The securities drew a yield of negative 0.55%, the same as the average forecast in a Bloomberg News survey of 7 of the Fed's 18 primary dealers. The sale was a reopening of an $11 billion offering in April. Conventional Treasury notes erased gains amid speculation on the amount of debt the Fed may buy to spur the economy in a tactic called quantitative easing.
"It signals people's expectation of the Fed being able to create some inflation with the QE program," said Alex Li, an interest-rate strategist in New York at Deutsche Bank AG, which as a primary dealer is required to bid at Treasury auctions. "With nominal rates so low, in order have high TIPS breakevens you've got to have negative real yields on the five-year."
Holders of TIPS receive an adjustment to the principal value of their securities equal to the change in the consumer price index, in addition to a fixed rate of interest that's smaller than the interest paid to a holder of conventional debt. The difference between is known as the breakeven rate.
The fixed payment on five-year TIPS, known as the real yield, has been pushed below zero because the rise in the CPI is greater than the yield on regular five-year U.S. notes, which has fallen with other Treasury yields as investors sought the safety of U.S. government debt. A negative yield suggests investors are betting Fed Chairman Ben S. Bernanke will be successful in preventing deflation and the risk of the economy slipping back into recession.
'Good For The Economy'
The U.S. can only sell TIPS at a negative yield, according to McKayla Barden, a spokeswoman at the Bureau of the Public Debt.
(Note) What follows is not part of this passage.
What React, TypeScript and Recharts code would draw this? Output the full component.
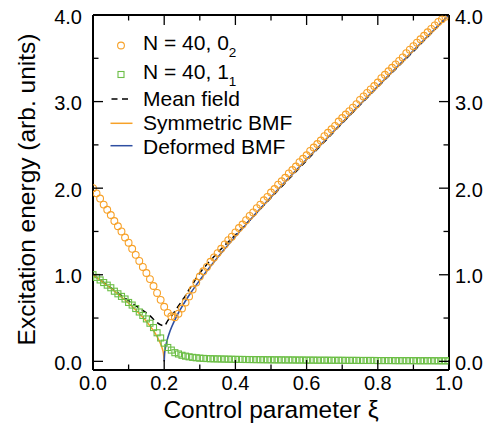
import React from 'react';
import { ComposedChart, XAxis, YAxis, Scatter, Line, Legend } from 'recharts';

// ---------- data ----------
const xi = [
  0, 0.01, 0.02, 0.03, 0.04, 0.05, 0.06, 0.07, 0.08, 0.09,
  0.1, 0.11, 0.12, 0.13, 0.14, 0.15, 0.16, 0.17, 0.18, 0.19,
  0.2, 0.21, 0.22, 0.23, 0.24, 0.25, 0.26, 0.27, 0.28, 0.29,
  0.3, 0.31, 0.32, 0.33, 0.34, 0.35, 0.36, 0.37, 0.38, 0.39,
  0.4, 0.41, 0.42, 0.43, 0.44, 0.45, 0.46, 0.47, 0.48, 0.49,
  0.5, 0.51, 0.52, 0.53, 0.54, 0.55, 0.56, 0.57, 0.58, 0.59,
  0.6, 0.61, 0.62, 0.63, 0.64, 0.65, 0.66, 0.67, 0.68, 0.69,
  0.7, 0.71, 0.72, 0.73, 0.74, 0.75, 0.76, 0.77, 0.78, 0.79,
  0.8, 0.81, 0.82, 0.83, 0.84, 0.85, 0.86, 0.87, 0.88, 0.89,
  0.9, 0.91, 0.92, 0.93, 0.94, 0.95, 0.96, 0.97, 0.98, 0.99,
  1.0,
];

// N = 40, 0_2 (orange circles)
const state02 = [
  2.0, 1.94, 1.88, 1.81, 1.75, 1.69, 1.62, 1.56, 1.5, 1.43,
  1.37, 1.3, 1.23, 1.16, 1.09, 1.02, 0.95, 0.87, 0.79, 0.71,
  0.63, 0.56, 0.52, 0.51, 0.55, 0.61, 0.68, 0.75, 0.83, 0.91,
  0.98, 1.04, 1.09, 1.15, 1.2, 1.25, 1.3, 1.35, 1.4, 1.44,
  1.49, 1.54, 1.58, 1.63, 1.68, 1.72, 1.77, 1.81, 1.86, 1.9,
  1.95, 1.99, 2.04, 2.08, 2.12, 2.17, 2.21, 2.25, 2.3, 2.34,
  2.38, 2.43, 2.47, 2.51, 2.55, 2.6, 2.64, 2.68, 2.72, 2.77,
  2.81, 2.85, 2.89, 2.93, 2.97, 3.02, 3.06, 3.1, 3.14, 3.18,
  3.22, 3.27, 3.31, 3.35, 3.39, 3.43, 3.47, 3.51, 3.56, 3.6,
  3.64, 3.68, 3.72, 3.76, 3.8, 3.84, 3.88, 3.92, 3.95, 3.98,
  4.0,
];

// N = 40, 1_1 (green squares)
const state11 = [
  1.0, 0.97, 0.94, 0.91, 0.88, 0.85, 0.81, 0.78, 0.75, 0.72,
  0.68, 0.65, 0.61, 0.57, 0.53, 0.49, 0.44, 0.39, 0.33, 0.27,
  0.21, 0.16, 0.13, 0.1, 0.085, 0.07, 0.06, 0.052, 0.046, 0.041,
  0.037, 0.034, 0.032, 0.03, 0.029, 0.028, 0.027, 0.026, 0.025, 0.024,
  0.023, 0.022, 0.022, 0.021, 0.021, 0.02, 0.02, 0.019, 0.019, 0.018,
  0.018, 0.017, 0.017, 0.017, 0.016, 0.016, 0.016, 0.015, 0.015, 0.015,
  0.014, 0.014, 0.014, 0.013, 0.013, 0.013, 0.013, 0.012, 0.012, 0.012,
  0.012, 0.011, 0.011, 0.011, 0.011, 0.01, 0.01, 0.01, 0.01, 0.01,
  0.009, 0.009, 0.009, 0.009, 0.009, 0.008, 0.008, 0.008, 0.008, 0.008,
  0.008, 0.007, 0.007, 0.007, 0.007, 0.007, 0.007, 0.006, 0.006, 0.006,
  0.006,
];

// Mean field (dashed)
const meanFieldX = [0, 0.05, 0.1, 0.15, 0.2, 0.21, 0.22, 0.23, 0.24, 0.25, 0.26, 0.27, 0.28, 0.29, 0.3, 0.32, 0.34, 0.37, 0.4, 0.5, 0.6, 0.7, 0.8, 0.9, 1.0];
const meanFieldY = [1.0, 0.85, 0.7, 0.56, 0.41, 0.47, 0.52, 0.58, 0.64, 0.7, 0.76, 0.83, 0.89, 0.96, 1.02, 1.12, 1.21, 1.34, 1.46, 1.89, 2.32, 2.75, 3.17, 3.58, 4.0];

// Symmetric BMF (orange line)
const symBmfX = [0, 0.02, 0.04, 0.06, 0.08, 0.1, 0.12, 0.14, 0.16, 0.17, 0.18, 0.185, 0.19, 0.195, 0.198, 0.2];
const symBmfY = [1.0, 0.939, 0.876, 0.811, 0.743, 0.671, 0.593, 0.508, 0.41, 0.353, 0.286, 0.247, 0.201, 0.142, 0.09, 0.0];

// Deformed BMF (blue line)
const defBmfX = [0.2, 0.201, 0.203, 0.205, 0.21, 0.215, 0.22, 0.23, 0.24, 0.25, 0.27, 0.3, 0.35, 0.4, 0.45, 0.5, 0.6, 0.7, 0.8, 0.9, 1.0];
const defBmfY = [0.0, 0.085, 0.147, 0.19, 0.271, 0.334, 0.388, 0.48, 0.56, 0.632, 0.763, 0.938, 1.2, 1.442, 1.673, 1.897, 2.332, 2.757, 3.175, 3.589, 4.0];

const xTicks = [0, 0.1, 0.2, 0.3, 0.4, 0.5, 0.6, 0.7, 0.8, 0.9, 1.0];
const yTicks = [0, 0.5, 1.0, 1.5, 2.0, 2.5, 3.0, 3.5, 4.0];

// ---------- style ----------
const FONT = '"Liberation Sans", Arial, Helvetica, sans-serif';
const ORANGE = '#F7A128';
const GREEN = '#6BBE45';
const BLUE = '#2F4FA2';
const W = 489;
const H = 427;
const PLOT_LEFT = 93;
const PLOT_RIGHT = 449;
const PLOT_TOP = 15;
const PLOT_BOTTOM = 370;
const MAJOR = 10;
const MINOR = 5.5;

const circleData = xi.map((x, i) => ({ x, y: state02[i] }));
const squareData = xi.map((x, i) => ({ x, y: state11[i] }));
const meanFieldData = meanFieldX.map((x, i) => ({ x, y: meanFieldY[i] }));
const symData = symBmfX.map((x, i) => ({ x, y: symBmfY[i] }));
const defData = defBmfX.map((x, i) => ({ x, y: defBmfY[i] }));

const isMajorX = (v: number) => Math.round(v * 10) % 2 === 0;
const isMajorY = (v: number) => Math.abs(v - Math.round(v)) < 1e-6;

const BottomTick = (props: any) => {
  const { x, y, payload } = props;
  const v = payload.value as number;
  const major = isMajorX(v);
  return (
    <g>
      <line x1={x} x2={x} y1={y} y2={y - (major ? MAJOR : MINOR)} stroke="#000" strokeWidth={1.3} />
      {major && (
        <text x={x} y={y + 20} textAnchor="middle" fontSize={20} fontFamily={FONT} fill="#000">
          {v.toFixed(1)}
        </text>
      )}
    </g>
  );
};

const TopTick = (props: any) => {
  const { x, y, payload } = props;
  const v = payload.value as number;
  const major = isMajorX(v);
  return <line x1={x} x2={x} y1={y} y2={y + (major ? MAJOR : MINOR)} stroke="#000" strokeWidth={1.3} />;
};

const LeftTick = (props: any) => {
  const { x, y, payload } = props;
  const v = payload.value as number;
  const major = isMajorY(v);
  return (
    <g>
      <line x1={x} x2={x + (major ? MAJOR : MINOR)} y1={y} y2={y} stroke="#000" strokeWidth={1.3} />
      {major && (
        <text x={x - 11} y={y + 8.5} textAnchor="end" fontSize={20} fontFamily={FONT} fill="#000">
          {v.toFixed(1)}
        </text>
      )}
    </g>
  );
};

const RightTick = (props: any) => {
  const { x, y, payload } = props;
  const v = payload.value as number;
  const major = isMajorY(v);
  return (
    <g>
      <line x1={x} x2={x - (major ? MAJOR : MINOR)} y1={y} y2={y} stroke="#000" strokeWidth={1.3} />
      {major && (
        <text x={x + 6} y={y + 8.5} textAnchor="start" fontSize={20} fontFamily={FONT} fill="#000">
          {v.toFixed(1)}
        </text>
      )}
    </g>
  );
};

const CircleShape = (p: any) => (
  <circle cx={p.cx} cy={p.cy} r={3.4} fill="none" stroke={ORANGE} strokeWidth={1.1} />
);
const SquareShape = (p: any) => (
  <rect x={p.cx - 3} y={p.cy - 3} width={6} height={6} fill="none" stroke={GREEN} strokeWidth={1.1} />
);

const XTitle = () => (
  <text x={(PLOT_LEFT + PLOT_RIGHT) / 2} y={417.5} textAnchor="middle" fontSize={24.5} fontFamily={FONT} fill="#000">
    Control parameter ξ
  </text>
);

const YTitle = () => (
  <text
    transform={`translate(35, 189.5) rotate(-90)`}
    x={0}
    y={0}
    textAnchor="middle"
    fontSize={24.5}
    fontFamily={FONT}
    fill="#000"
  >
    Excitation energy (arb. units)
  </text>
);

const renderLegend = () => (
  <svg width={W} height={H} style={{ position: 'absolute', left: 0, top: 0, overflow: 'visible' }}>
    <g fontFamily={FONT} fontSize={21}>
      <circle cx={121} cy={45.5} r={3.4} fill="none" stroke={ORANGE} strokeWidth={1.1} />
      <text x={143} y={49.5} fill="#000">
        N = 40, 0<tspan fontSize={13.5} dy={7} fill="#000">2</tspan>
      </text>
      <rect x={118} y={71.5} width={6} height={6} fill="none" stroke={GREEN} strokeWidth={1.1} />
      <text x={143} y={79} fill="#000">
        N = 40, 1<tspan fontSize={13.5} dy={6.5} fill="#000">1</tspan>
      </text>
      <line x1={111.5} x2={128} y1={99} y2={99} stroke="#000" strokeWidth={1.5} strokeDasharray="6 4.5" />
      <text x={143} y={106} fill="#000">Mean field</text>
      <line x1={110.5} x2={132.5} y1={123.3} y2={123.3} stroke={ORANGE} strokeWidth={1.5} />
      <text x={143} y={129.5} fill="#000">Symmetric BMF</text>
      <line x1={110.5} x2={132.5} y1={145.7} y2={145.7} stroke={BLUE} strokeWidth={1.5} />
      <text x={143} y={154} fill="#000">Deformed BMF</text>
    </g>
  </svg>
);

export default function App() {
  return (
    <div style={{ position: 'absolute', left: 0, top: 0, width: W, height: H, background: '#fff', fontFamily: FONT }}>
      <ComposedChart
        width={W}
        height={H}
        margin={{ top: 0, right: 0, bottom: 0, left: 0 }}
      >
        <XAxis
          xAxisId="bottom"
          dataKey="x"
          type="number"
          domain={[0, 1]}
          ticks={xTicks}
          interval={0}
          allowDataOverflow
          orientation="bottom"
          height={H - PLOT_BOTTOM}
          axisLine={{ stroke: '#000', strokeWidth: 2 }}
          tickLine={false}
          tickSize={0}
          tickMargin={0}
          tick={BottomTick}
          label={XTitle}
        />
        <XAxis
          xAxisId="top"
          dataKey="x"
          type="number"
          domain={[0, 1]}
          ticks={xTicks}
          interval={0}
          allowDataOverflow
          orientation="top"
          height={PLOT_TOP}
          axisLine={{ stroke: '#000', strokeWidth: 2 }}
          tickLine={false}
          tickSize={0}
          tickMargin={0}
          tick={TopTick}
        />
        <YAxis
          yAxisId="left"
          type="number"
          domain={[-0.1, 4.0]}
          ticks={yTicks}
          interval={0}
          allowDataOverflow
          orientation="left"
          width={PLOT_LEFT}
          axisLine={{ stroke: '#000', strokeWidth: 2 }}
          tickLine={false}
          tickSize={0}
          tickMargin={0}
          tick={LeftTick}
          label={YTitle}
        />
        <YAxis
          yAxisId="right"
          type="number"
          domain={[-0.1, 4.0]}
          ticks={yTicks}
          interval={0}
          allowDataOverflow
          orientation="right"
          width={W - PLOT_RIGHT}
          axisLine={{ stroke: '#000', strokeWidth: 2 }}
          tickLine={false}
          tickSize={0}
          tickMargin={0}
          tick={RightTick}
        />
        <Scatter
          name="N = 40, 0_2"
          data={circleData}
          dataKey="y"
          xAxisId="bottom"
          yAxisId="left"
          shape={CircleShape}
          isAnimationActive={false}
        />
        <Scatter
          name="N = 40, 1_1"
          data={squareData}
          dataKey="y"
          xAxisId="bottom"
          yAxisId="left"
          shape={SquareShape}
          isAnimationActive={false}
        />
        <Line
          name="Mean field"
          data={meanFieldData}
          dataKey="y"
          xAxisId="bottom"
          yAxisId="left"
          type="monotone"
          stroke="#000"
          strokeWidth={1.5}
          strokeDasharray="6 4"
          dot={false}
          isAnimationActive={false}
        />
        <Line
          name="Symmetric BMF"
          data={symData}
          dataKey="y"
          xAxisId="bottom"
          yAxisId="left"
          type="monotone"
          stroke={ORANGE}
          strokeWidth={1.5}
          dot={false}
          isAnimationActive={false}
        />
        <Line
          name="Deformed BMF"
          data={defData}
          dataKey="y"
          xAxisId="bottom"
          yAxisId="left"
          type="monotone"
          stroke={BLUE}
          strokeWidth={1.6}
          dot={false}
          isAnimationActive={false}
        />
        <Legend
          verticalAlign="middle"
          align="center"
          layout="horizontal"
          content={renderLegend}
          wrapperStyle={{ position: 'absolute', left: 0, top: 0, width: W, height: H, pointerEvents: 'none' }}
        />
      </ComposedChart>
    </div>
  );
}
It's not government policy to auction conventional debt at that level, she said.
The negative yield is "a reflection of where the overall rate environment is, combined with the expectation for the Fed to stoke inflation and get prices rising again, which will ultimately be good for the economy," said Ian Lyngen, a government bond strategist at CRT Capital Group LLC in Stamford, Conn.. "It does demonstrate faith in the Fed and the Fed's ability to spur inflation, which is their desire."
Inflation in 2010 will be 1.6%, according to the median estimate of 59 forecasters in a Bloomberg News survey.
Thirty-year bond yields declined two basis points to 3.91% at 4:57 p.m. in New York yesterday, after earlier dropping as much as seven basis points to 3.86%, according to BGCantor Market Data. Ten-year note yields rose one basis point to 2.56%, after earlier falling to 2.49 percent.